Is this a horror cliche? And if so, where did it start?

I can think of it from only three horror films/episodes and one of those is an episode of Star Trek Enterprise :stuck_out_tongue: the other two being John Carpenter’s In the Mouth of Madness and another film I’ve just not been able to Google for.

The cliche (if that’s the correct way to describe it) has our heroes looking one way while in the background, someone runs right across the screen. Does it appear enough times to make it a cliche?

It’s hardly a horror cliche. Charlie Chaplin used to do the same thing for laughs.

If it happens in more than one episode of Scooby-Doo I’d say it qualifies as a cliche.

Bonus points if the background is a long hallway with several sets of parallel doors.

Interesting that you mention John Carpenter. In the movie you reference, and in most of his other movies, now that I think of it, he has that kind of shot – but with the other figure moving across the foreground, with a jolting musical cue. I’ve seen that in a lot of horror movies, but I think he popularized that particular technique.

Exorcist 3 (which was 2/3 of a fantastic horror movie, followed by 1/3 of a crappy one) used variations on this twice for great effect. Once was a character crawling across the ceiling, unnoticed by the other characters onscreen.
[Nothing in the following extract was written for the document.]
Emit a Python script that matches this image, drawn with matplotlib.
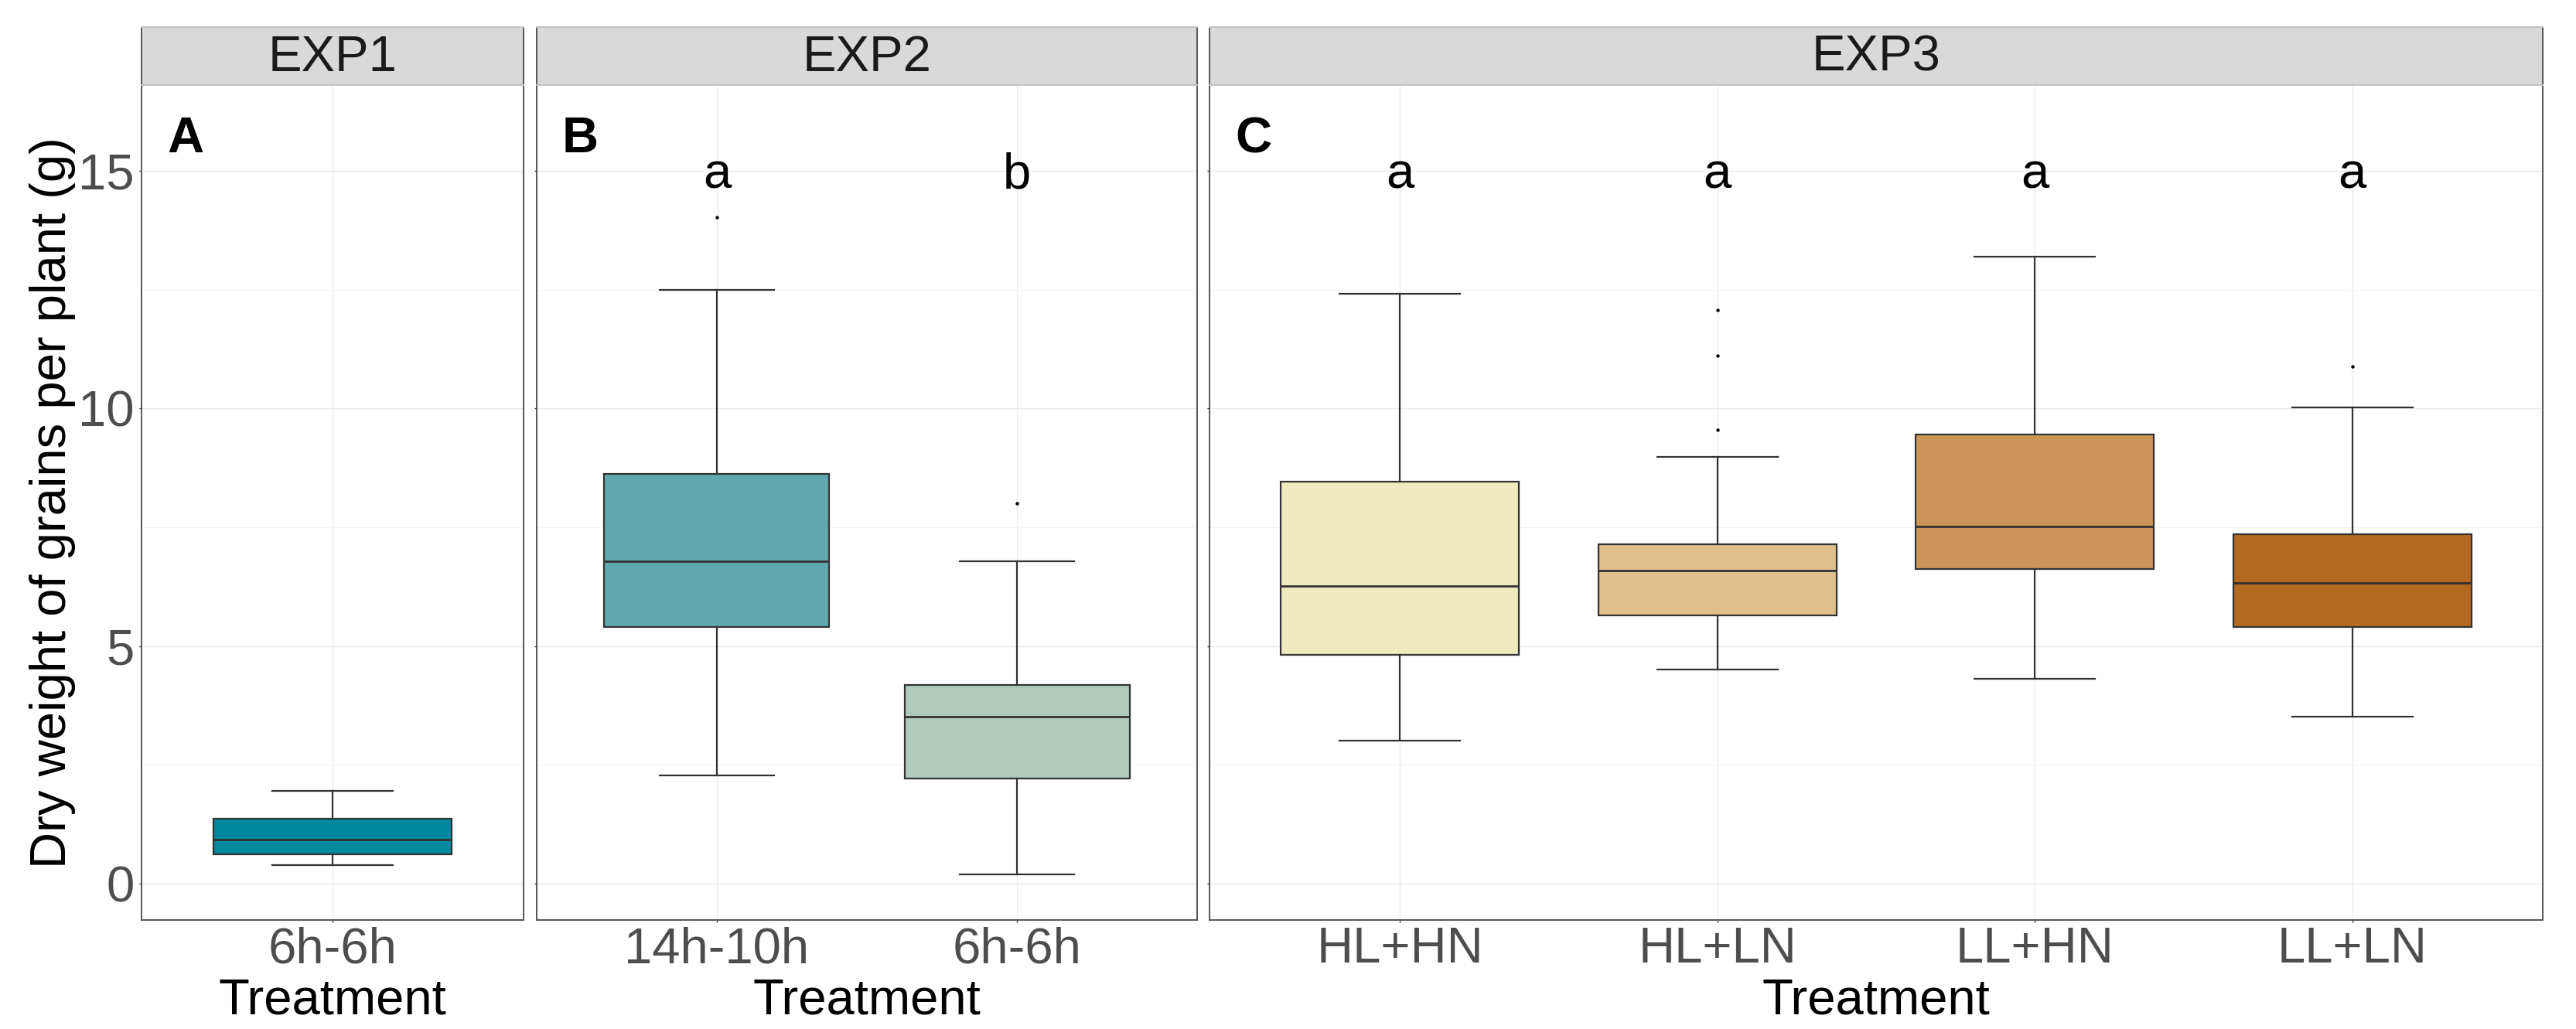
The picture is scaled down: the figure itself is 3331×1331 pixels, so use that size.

The other was a nurse checking a room, finding nothing amiss, moving to check the one across the hall, and a killer suddenly stride out of the room she had just checked.

Benny Hill, I believe.

Well, wait. Actually, not so much. Or, well… sort of? It’s so often that those two devices have been combined.

I’m not saying Scooby-Doo invented the gag. They sure did run it into the ground though.

Damn, that’s what I was going to say. I’d have to say, that the ceiling crawling Bitch is the most disturbing moment in Cinema, ever (or at least to me.) It skeeved me to the bone.

I’d have to say that the “Vampire Zombie’s first Contact” scene in I am Legend is the latest and most effective use of this technique. Will Smith spotting and hand shielding his Army issue Carbine’s spotlight. Just a glimpse of a circle jerking group of dormant vampires in the corner. Pure Terror

I think the ennui started with that old bitch on a dolly in the old House on Haunted Hill, to answer your geneology.

One great example is in the otherwise-pretty-forgettable Clownhouse. Synopsis: insane murderers disguise themselves as clowns, sneak into a house, and skulk around menacing the three boys therein.

The scene takes place, as I recall, in the attic, where one of the boys has gone to check the fusebox. As he adjusts the fuse, the attic lights flicker, and the flickering lights momentarily highlight one of the scary clowns right behind him, silent and menacing. As the lights strobe a bit, the clown sprints into hiding, and the kid never notices. Really creepy.